▸ DATA SUPPLIED
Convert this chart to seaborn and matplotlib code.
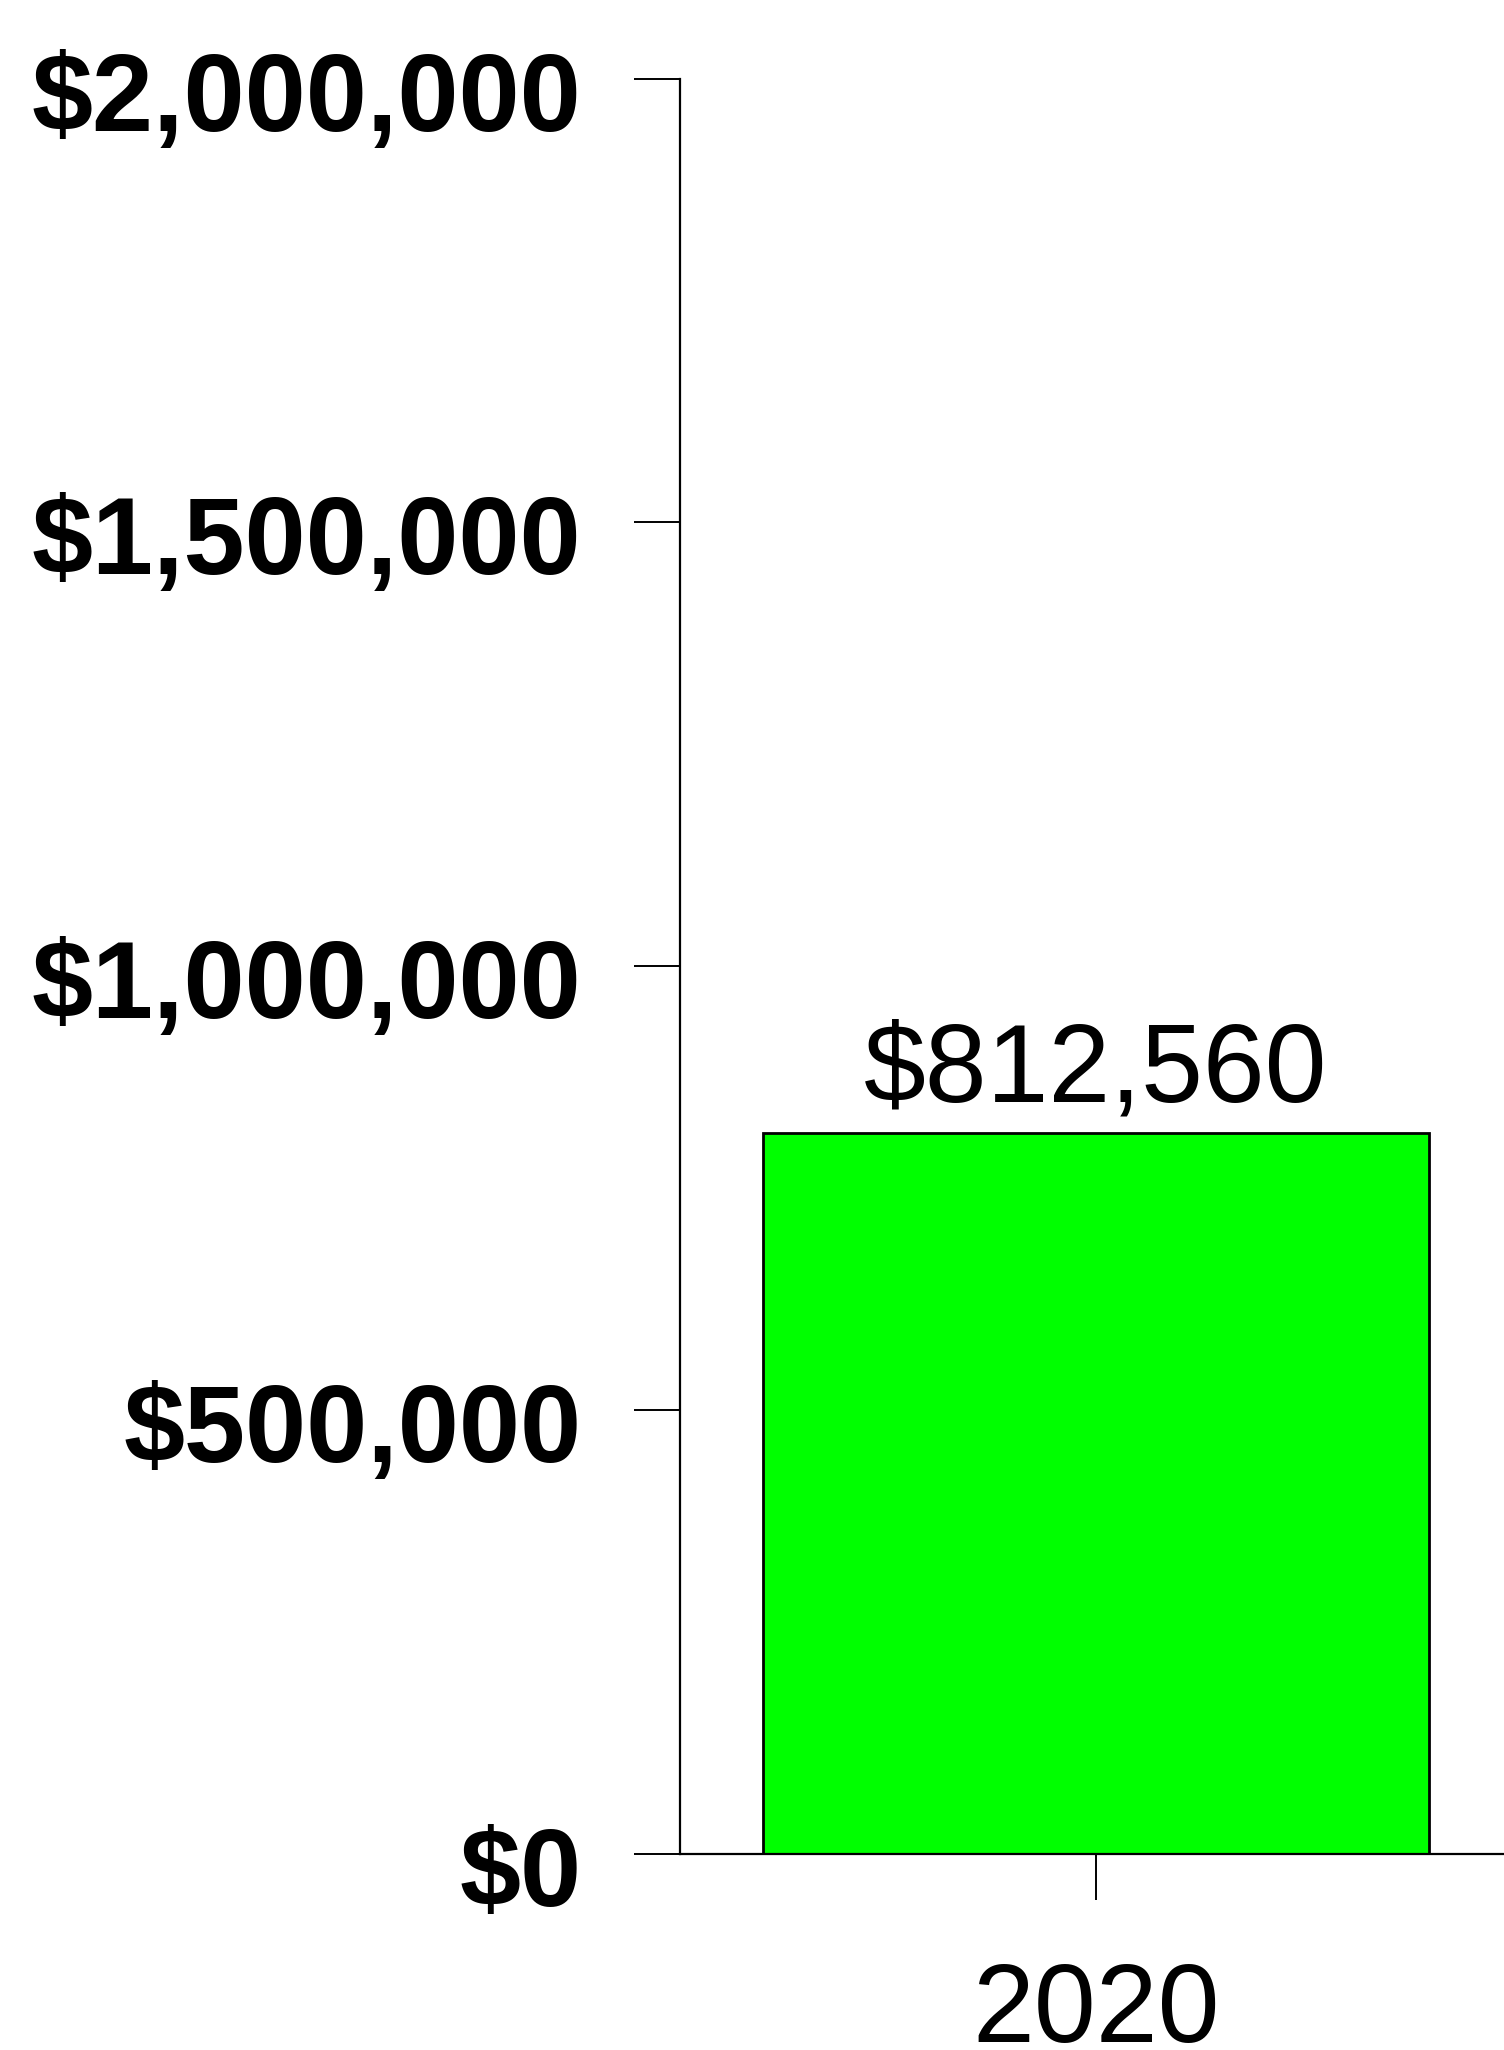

==

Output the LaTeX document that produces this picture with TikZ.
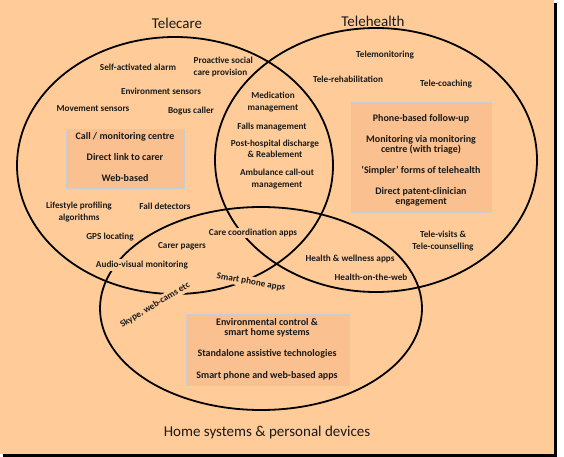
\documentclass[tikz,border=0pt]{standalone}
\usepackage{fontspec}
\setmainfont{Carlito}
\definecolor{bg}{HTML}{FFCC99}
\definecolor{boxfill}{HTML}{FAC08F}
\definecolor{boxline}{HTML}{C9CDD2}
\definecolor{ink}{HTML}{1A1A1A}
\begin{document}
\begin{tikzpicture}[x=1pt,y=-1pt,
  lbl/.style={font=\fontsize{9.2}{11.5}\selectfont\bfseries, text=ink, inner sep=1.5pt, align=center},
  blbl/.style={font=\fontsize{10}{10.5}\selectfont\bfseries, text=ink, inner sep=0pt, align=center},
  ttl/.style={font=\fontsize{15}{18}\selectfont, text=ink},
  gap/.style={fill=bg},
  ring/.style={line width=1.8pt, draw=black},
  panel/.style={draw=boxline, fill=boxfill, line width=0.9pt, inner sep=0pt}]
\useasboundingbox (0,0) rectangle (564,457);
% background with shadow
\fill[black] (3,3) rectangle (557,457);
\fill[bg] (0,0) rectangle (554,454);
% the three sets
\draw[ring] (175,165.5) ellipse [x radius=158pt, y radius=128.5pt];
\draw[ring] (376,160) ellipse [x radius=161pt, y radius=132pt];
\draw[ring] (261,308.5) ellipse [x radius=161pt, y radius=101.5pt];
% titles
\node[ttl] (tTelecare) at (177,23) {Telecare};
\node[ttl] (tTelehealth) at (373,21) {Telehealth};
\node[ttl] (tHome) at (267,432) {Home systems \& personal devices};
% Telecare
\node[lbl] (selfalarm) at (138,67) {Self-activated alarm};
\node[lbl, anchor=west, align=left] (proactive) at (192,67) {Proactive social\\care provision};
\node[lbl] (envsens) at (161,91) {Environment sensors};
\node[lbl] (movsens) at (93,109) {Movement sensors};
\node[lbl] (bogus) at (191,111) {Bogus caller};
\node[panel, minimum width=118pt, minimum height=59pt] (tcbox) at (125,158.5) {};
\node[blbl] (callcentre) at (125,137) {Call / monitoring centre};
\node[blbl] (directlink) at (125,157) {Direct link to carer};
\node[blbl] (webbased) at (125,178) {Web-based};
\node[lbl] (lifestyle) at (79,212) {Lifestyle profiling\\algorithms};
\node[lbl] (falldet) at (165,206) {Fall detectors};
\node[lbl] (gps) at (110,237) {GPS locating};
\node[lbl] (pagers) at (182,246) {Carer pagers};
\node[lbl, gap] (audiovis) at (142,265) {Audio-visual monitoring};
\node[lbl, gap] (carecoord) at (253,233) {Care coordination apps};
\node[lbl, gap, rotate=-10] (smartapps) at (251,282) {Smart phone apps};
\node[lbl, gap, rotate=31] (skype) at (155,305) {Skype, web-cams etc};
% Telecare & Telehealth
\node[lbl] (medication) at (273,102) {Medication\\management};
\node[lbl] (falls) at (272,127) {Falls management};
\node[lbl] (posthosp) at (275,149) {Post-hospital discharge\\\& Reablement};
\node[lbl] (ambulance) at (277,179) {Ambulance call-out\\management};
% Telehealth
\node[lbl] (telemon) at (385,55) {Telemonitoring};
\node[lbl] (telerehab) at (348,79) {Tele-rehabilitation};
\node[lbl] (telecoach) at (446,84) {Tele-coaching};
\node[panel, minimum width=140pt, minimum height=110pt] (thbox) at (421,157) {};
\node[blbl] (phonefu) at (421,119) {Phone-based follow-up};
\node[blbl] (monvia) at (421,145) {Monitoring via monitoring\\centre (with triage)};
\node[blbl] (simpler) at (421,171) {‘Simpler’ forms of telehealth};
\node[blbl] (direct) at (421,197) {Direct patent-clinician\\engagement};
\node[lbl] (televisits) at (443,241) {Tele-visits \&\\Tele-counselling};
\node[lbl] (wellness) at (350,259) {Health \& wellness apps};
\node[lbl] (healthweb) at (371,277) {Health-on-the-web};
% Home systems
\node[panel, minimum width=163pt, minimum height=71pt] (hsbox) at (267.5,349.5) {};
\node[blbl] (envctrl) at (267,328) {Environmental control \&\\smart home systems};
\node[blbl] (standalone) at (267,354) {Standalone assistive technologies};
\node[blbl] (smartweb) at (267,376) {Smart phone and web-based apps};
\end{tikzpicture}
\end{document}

▸ SHORT EXERCISE
Extract all lines from the material above that include the word "with".

▸ RESPONSE
Output the LaTeX document that produces this picture with TikZ.
% background with shadow
\node[blbl] (monvia) at (421,145) {Monitoring via monitoring\\centre (with triage)};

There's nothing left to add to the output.